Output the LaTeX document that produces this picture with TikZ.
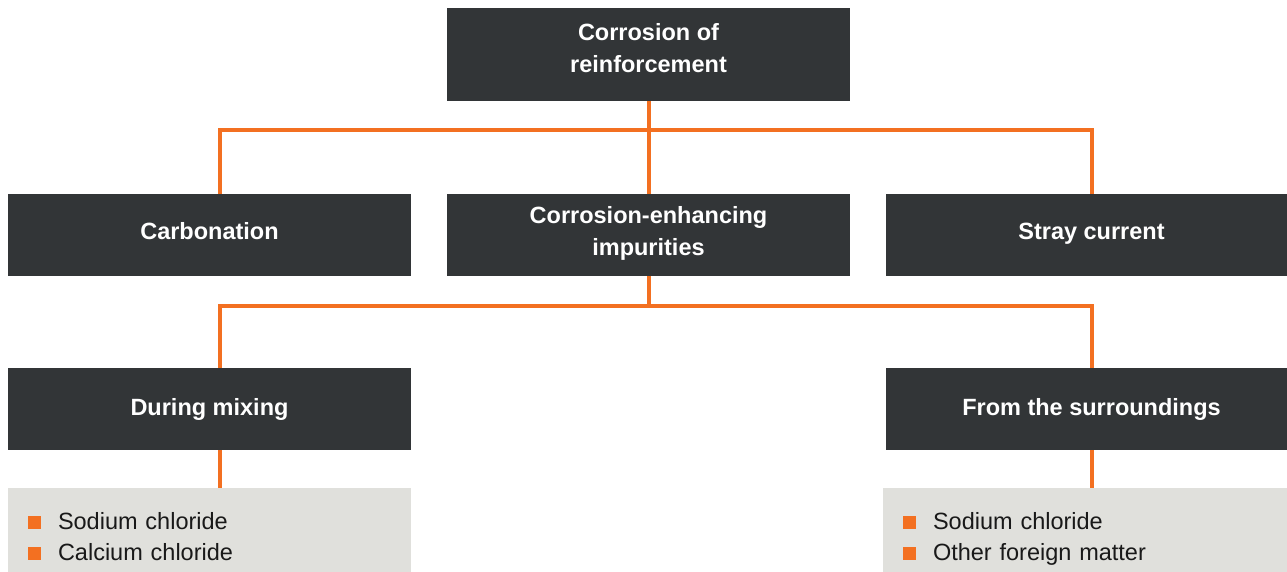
\documentclass[tikz,border=0pt]{standalone}
\usepackage{fontspec}
\setmainfont{Liberation Sans}
\usetikzlibrary{positioning}

\definecolor{boxdark}{HTML}{323537}
\definecolor{linkorange}{HTML}{F37021}
\definecolor{listgray}{HTML}{E0E0DC}

\newcommand{\listentry}[1]{\makebox[30pt][l]{\textcolor{linkorange}{\rule[0.5pt]{13pt}{13pt}}}#1}

\tikzset{
  darkbox/.style={fill=boxdark, text=white, font=\bfseries\fontsize{23.5}{32}\selectfont,
    minimum width=403pt, minimum height=82pt, inner sep=0pt, align=center},
  listbox/.style={fill=listgray, text=black!90, font=\fontsize{23.5}{31}\selectfont,
    minimum width=403pt, minimum height=97pt, inner xsep=20pt, inner ysep=0pt,
    text width=363pt, align=left},
  link/.style={draw=linkorange, line width=4pt}
}

\begin{document}
\begin{tikzpicture}[x=1pt, y=-1pt]
  \useasboundingbox (0,0) rectangle (1287,571);

  \node[darkbox, minimum height=93pt, text depth=14pt] (top) at (648.5,54.5) {Corrosion of\\reinforcement};

  \node[darkbox, text depth=8pt] (carb) at (209.5,235) {Carbonation};
  \node[darkbox, text depth=8pt] (impur) at (648.5,235) {Corrosion-enhancing\\impurities};
  \node[darkbox, text depth=8pt, minimum width=401pt] (stray) at (1086.5,235) {\hspace*{10pt}Stray current};

  \node[darkbox] (mix) at (209.5,409) {During mixing};
  \node[darkbox, minimum width=401pt] (surr) at (1086.5,409) {\hspace*{10pt}From the surroundings};

  \node[listbox] (listl) at (209.5,536.5) {\listentry{Sodium chloride}\\\listentry{Calcium chloride}};
  \node[listbox, minimum width=404pt, minimum height=101pt, text width=364pt] (listr) at (1085,538.5) {\listentry{Sodium chloride}\\\listentry{Other foreign matter}};

  \coordinate (j1) at (648.5,130);
  \coordinate (j2) at (648.5,306);

  % first level
  \draw[link] (top.south) -- (impur.north);
  \draw[link] ([xshift=10.5pt]carb.north) |- (j1) -| ([xshift=5.5pt]stray.north);

  % second level
  \draw[link] (impur.south) -- (j2);
  \draw[link] ([xshift=10.5pt]mix.north) |- (j2) -| ([xshift=5.5pt]surr.north);

  % lists
  \draw[link] ([xshift=10.5pt]mix.south) -- ([xshift=10.5pt]mix.south |- listl.north);
  \draw[link] ([xshift=5.5pt]surr.south) -- ([xshift=5.5pt]surr.south |- listr.north);
\end{tikzpicture}
\end{document}
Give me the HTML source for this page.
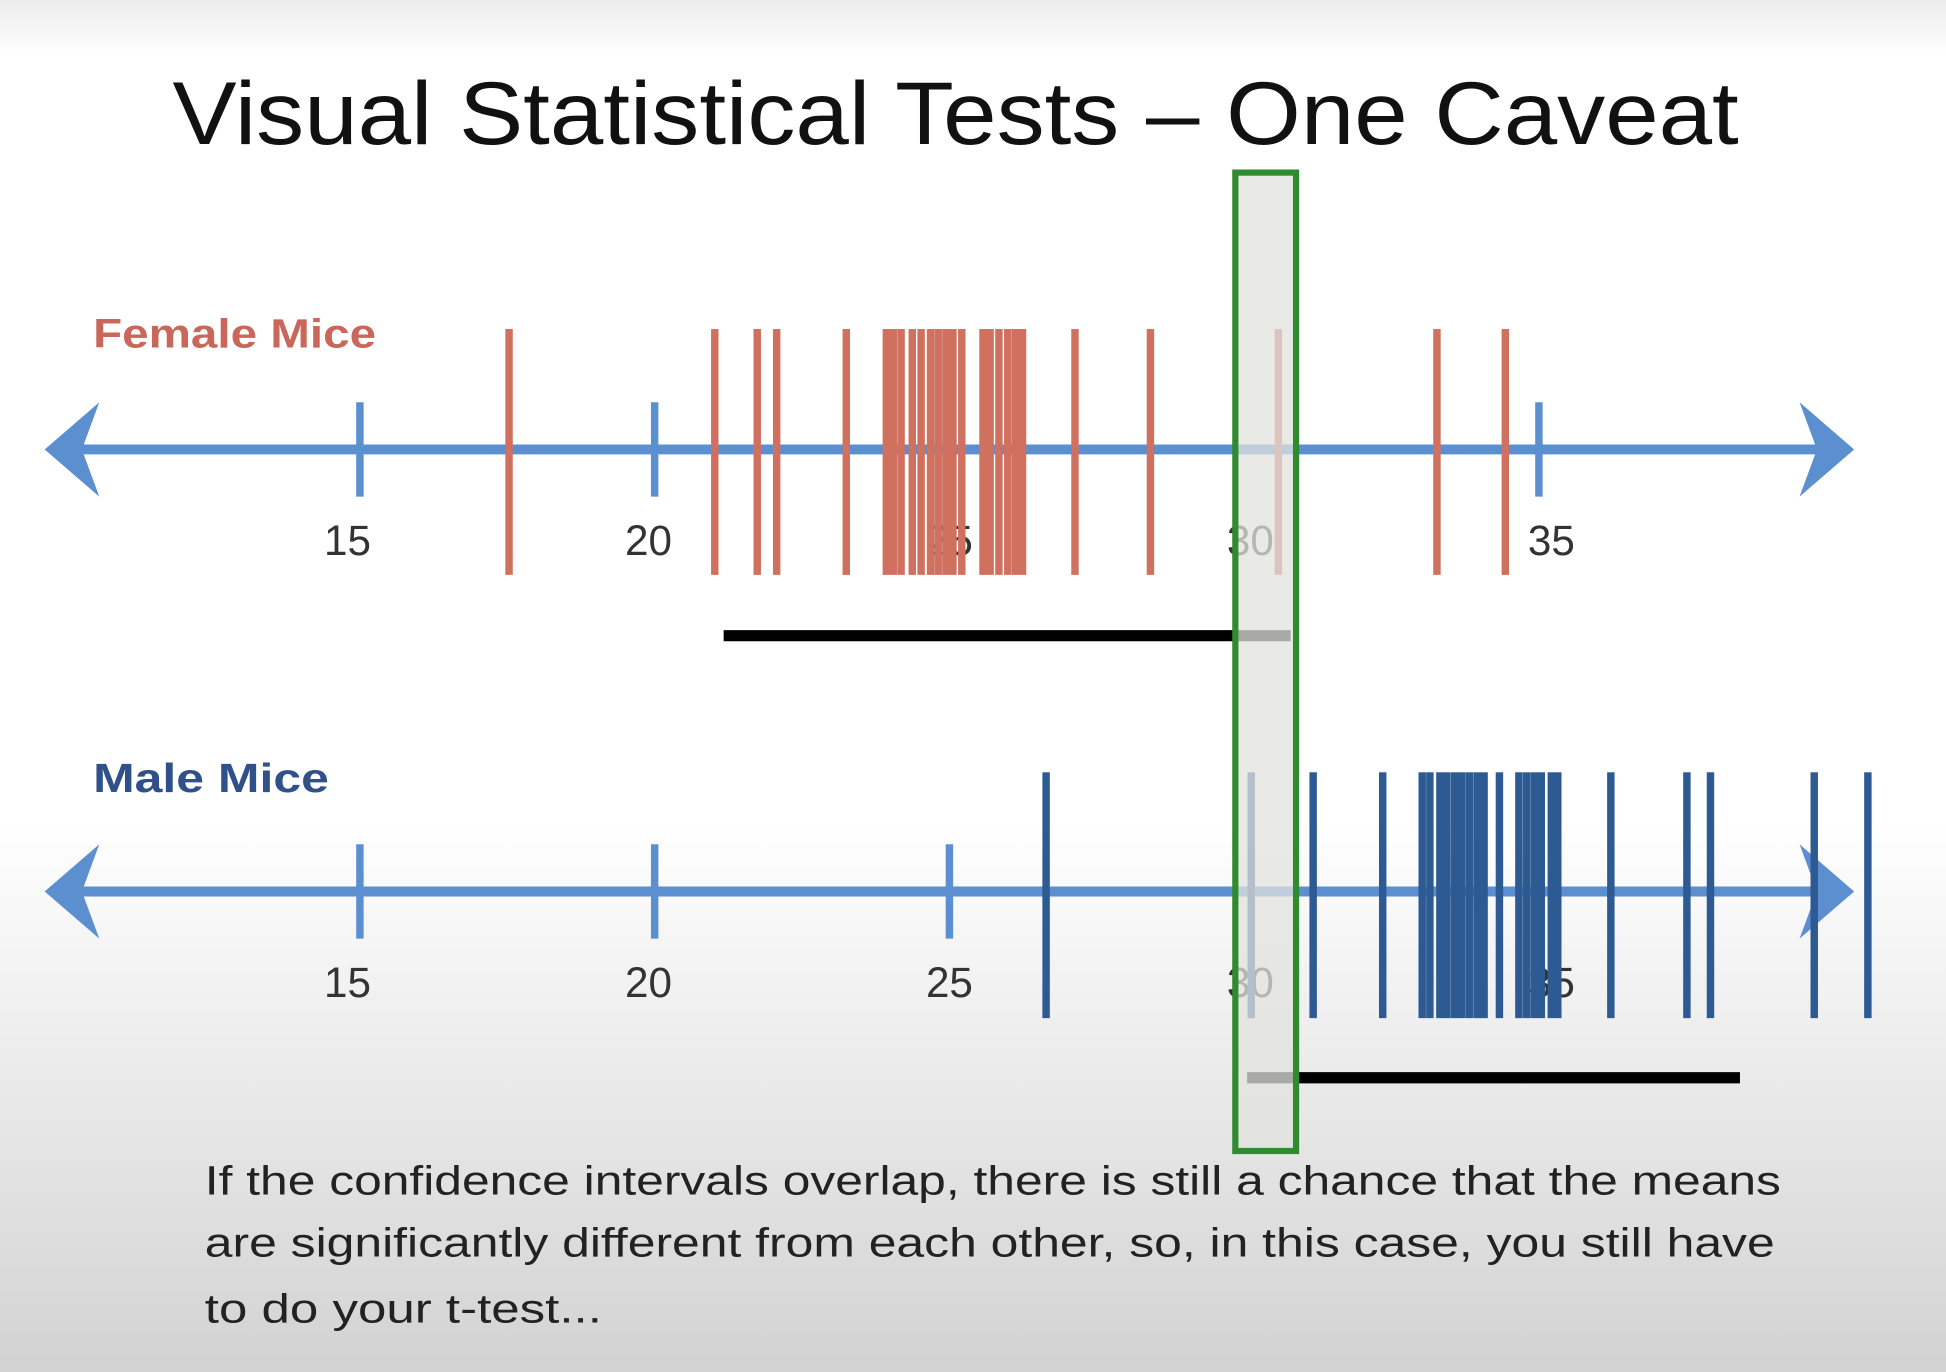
<!DOCTYPE html>
<html><head><meta charset="utf-8"><style>
html,body{margin:0;padding:0;width:1946px;height:1372px;overflow:hidden}
svg{display:block}
text{font-family:"Liberation Sans",sans-serif}
</style></head><body>
<svg id="chart" width="1946" height="1372" viewBox="0 0 1568 1105" preserveAspectRatio="none" xmlns="http://www.w3.org/2000/svg">
<defs><linearGradient id="bg" x1="0" y1="0" x2="0" y2="1">
<stop offset="0" stop-color="#ececec"/><stop offset="0.04" stop-color="#ffffff"/><stop offset="0.6" stop-color="#ffffff"/><stop offset="1" stop-color="#d2d2d2"/></linearGradient></defs>
<rect x="0" y="0" width="1568" height="1105" fill="url(#bg)"/>
<text x="770" y="116" font-size="72" text-anchor="middle" fill="#111" textLength="1262" lengthAdjust="spacingAndGlyphs">Visual Statistical Tests – One Caveat</text>
<text x="75" y="280" font-size="33" font-weight="bold" fill="#c8675a" textLength="228" lengthAdjust="spacingAndGlyphs">Female Mice</text>
<text x="75" y="638" font-size="33" font-weight="bold" fill="#2f5088" textLength="190" lengthAdjust="spacingAndGlyphs">Male Mice</text>
<g id="plot"></g>
<g font-size="33" fill="#222">
<text x="165" y="962" textLength="1270" lengthAdjust="spacingAndGlyphs">If the confidence intervals overlap, there is still a chance that the means</text>
<text x="165" y="1012" textLength="1265" lengthAdjust="spacingAndGlyphs">are significantly different from each other, so, in this case, you still have</text>
<text x="165" y="1065" textLength="320" lengthAdjust="spacingAndGlyphs">to do your t-test...</text>
</g>
</svg>
<script>
const tickValues = [15, 20, 25, 30, 35];
const femaleTickMarks = [15, 20, 35];
const maleTickMarks = [15, 20, 25];
const femaleValues = [17.53, 21.02, 21.74, 22.07, 23.25, 23.93, 24.05, 24.18, 24.37, 24.52, 24.68, 24.81, 24.94, 25.06, 25.21, 25.57, 25.69, 25.84, 25.99, 26.12, 26.24, 27.13, 28.41, 30.58, 33.27, 34.43];
const maleValues = [26.64, 30.12, 31.17, 32.35, 33.02, 33.15, 33.32, 33.44, 33.57, 33.69, 33.82, 33.95, 34.07, 34.33, 34.66, 34.79, 34.92, 35.04, 35.21, 35.32, 36.22, 37.51, 37.91, 39.67, 40.58];
const femaleCI = [21.17, 30.79];
const maleCI = [30.05, 38.41];
const overlapRange = [29.85, 30.88];

const NS = "http://www.w3.org/2000/svg";
const g = document.getElementById("plot");
function x(v){ return 290 + (v - 15) * 47.5; }
function lx(v){ return 280 + (v - 15) * 48.5; }
function mk(tag, attrs){ const e=document.createElementNS(NS,tag); for(const k in attrs) e.setAttribute(k,attrs[k]); g.appendChild(e); return e; }

function axis(name, y, ticks, color, values, barTop, barBot, ci, ciY){
  const ln = mk("line",{x1:50,y1:y,x2:1480,y2:y,stroke:"#5b8fd0","stroke-width":8});
  
  
  const la = mk("polygon",{points:`80,${y-38} 36,${y} 80,${y+38} 66,${y}`,fill:"#5b8fd0"});
  
  
  const ra = mk("polygon",{points:`1450,${y-38} 1494,${y} 1450,${y+38} 1464,${y}`,fill:"#5b8fd0"});
  
  
  ticks.forEach(t=>{
    const tk = mk("line",{x1:x(t),y1:y-38,x2:x(t),y2:y+38,stroke:"#5b8fd0","stroke-width":6});
    
    
  });
  tickValues.forEach(t=>{
    const tx = mk("text",{x:lx(t),y:y+85,"font-size":34,"text-anchor":"middle",fill:"#333"});
    tx.textContent = t;
    
    
  });
  values.forEach((v,i)=>{
    const b = mk("rect",{x:x(v)-3,y:barTop,width:6,height:barBot-barTop,fill:color});
    
    
  });
  const c = mk("line",{x1:x(ci[0]),y1:ciY,x2:x(ci[1]),y2:ciY,stroke:"#000","stroke-width":9});
  
  
}
axis("female", 362, femaleTickMarks, "#d0705f", femaleValues, 265, 463, femaleCI, 512);
axis("male", 718, maleTickMarks, "#2e5a94", maleValues, 622, 820, maleCI, 868);

const ov = mk("rect",{x:x(overlapRange[0]),y:139,width:x(overlapRange[1])-x(overlapRange[0]),height:788,fill:"rgba(225,225,222,0.75)",stroke:"#2e8b2e","stroke-width":5});


</script>
</body></html>
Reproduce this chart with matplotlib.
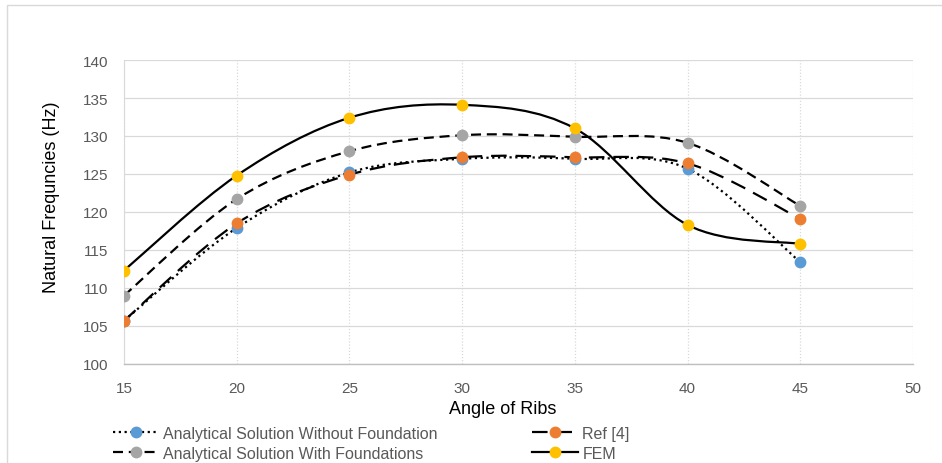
import numpy as np
import matplotlib
matplotlib.use("Agg")
import matplotlib.pyplot as plt
from matplotlib.path import Path
from matplotlib.patches import PathPatch, Rectangle
from matplotlib.lines import Line2D

plt.rcParams['font.family'] = ['Liberation Sans', 'DejaVu Sans']

angles = [15, 20, 25, 30, 35, 40, 45]
without_foundation = [105.7, 117.9, 125.2, 127.0, 127.0, 125.7, 113.4]
ref_4 = [105.7, 118.5, 124.9, 127.2, 127.2, 126.4, 119.1]
with_foundations = [109.0, 121.7, 128.0, 130.1, 129.9, 129.1, 120.8]
fem = [112.3, 124.8, 132.4, 134.1, 131.0, 118.3, 115.8]

labels = ["Analytical Solution Without Foundation", "Ref [4]",
          "Analytical Solution With Foundations", "FEM"]
colors = ["#5B9BD5", "#ED7D31", "#A5A5A5", "#FFC000"]
dash_styles = [(0, (1, 1.6)), (0, (7, 4)), (0, (4.5, 2.6)), "solid"]
series = [without_foundation, ref_4, with_foundations, fem]


def smooth_path(xs, ys):
    # Excel-style smoothed line: bezier segments with catmull-rom control points
    p = np.column_stack([xs, ys]).astype(float)
    n = len(p)
    verts = [p[0]]
    codes = [Path.MOVETO]
    for i in range(n - 1):
        p0 = p[i - 1] if i > 0 else p[i]
        p3 = p[i + 2] if i + 2 < n else p[i + 1]
        c1 = p[i] + (p[i + 1] - p0) / 6
        c2 = p[i + 1] - (p3 - p[i]) / 6
        verts += [c1, c2, p[i + 1]]
        codes += [Path.CURVE4] * 3
    return Path(verts, codes)


fig = plt.figure(figsize=(9.42, 4.64), dpi=100)
ax = fig.add_axes([124 / 942, 1 - 365 / 464, (913 - 124) / 942, (365 - 61) / 464])

fig.add_artist(Rectangle((7 / 942, -0.1), 2, 1.1 - 6 / 464, transform=fig.transFigure,
                         fill=False, edgecolor="#D9D9D9", linewidth=1.0, clip_on=False))

handles = []
for vals, col, ls, lab in zip(series, colors, dash_styles, labels):
    patch = PathPatch(smooth_path(angles, vals), facecolor="none", edgecolor="black",
                      linewidth=1.6, linestyle=ls, zorder=3)
    ax.add_patch(patch)
    ax.plot(angles, vals, linestyle="none", marker="o", markersize=7.5,
            color=col, zorder=4)
    handles.append(Line2D([], [], color="black", linewidth=1.6, linestyle=ls,
                          marker="o", markersize=7.5, markerfacecolor=col,
                          markeredgecolor=col))

ax.set_xlim(15, 50)
ax.set_ylim(100, 140)
ax.set_xticks(range(15, 51, 5))
ax.set_yticks(range(100, 141, 5))
ax.grid(axis="y", color="#D9D9D9", linewidth=0.9, linestyle="solid")
ax.grid(axis="x", color="#D9D9D9", linewidth=0.9, linestyle=(0, (1, 1.5)))
ax.set_axisbelow(True)
for side in ["top", "right"]:
    ax.spines[side].set_visible(False)
ax.spines["left"].set_color("#D9D9D9")
ax.spines["bottom"].set_color("#BFBFBF")
ax.spines["bottom"].set_linewidth(1.0)
ax.tick_params(length=0, labelsize=11, labelcolor="#595959")
ax.tick_params(axis="y", pad=11)
ax.tick_params(axis="x", pad=12)

fig.text(503 / 942, 1 - 410 / 464, "Angle of Ribs", ha="center", va="center",
         fontsize=13, color="black")
fig.text(52 / 942, 1 - 197 / 464, "Natural Frequncies (Hz)", ha="center", va="center",
         rotation=90, fontsize=13, color="black")

order = [0, 2, 1, 3]
leg = fig.legend([handles[i] for i in order], [labels[i] for i in order], ncol=2,
                 loc="upper left", bbox_to_anchor=(105 / 942, 1 - 419 / 464),
                 frameon=False, fontsize=11.5, handlelength=2.9, handletextpad=0.25,
                 columnspacing=5.9, labelspacing=0.3, borderpad=0, numpoints=1)
for t in leg.get_texts():
    t.set_color("#595959")

fig.savefig("out.png", dpi=100)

# Work required
Determine how many lines in the listing above hold the word "matplotlib", answering with the number only.

# Written solution
7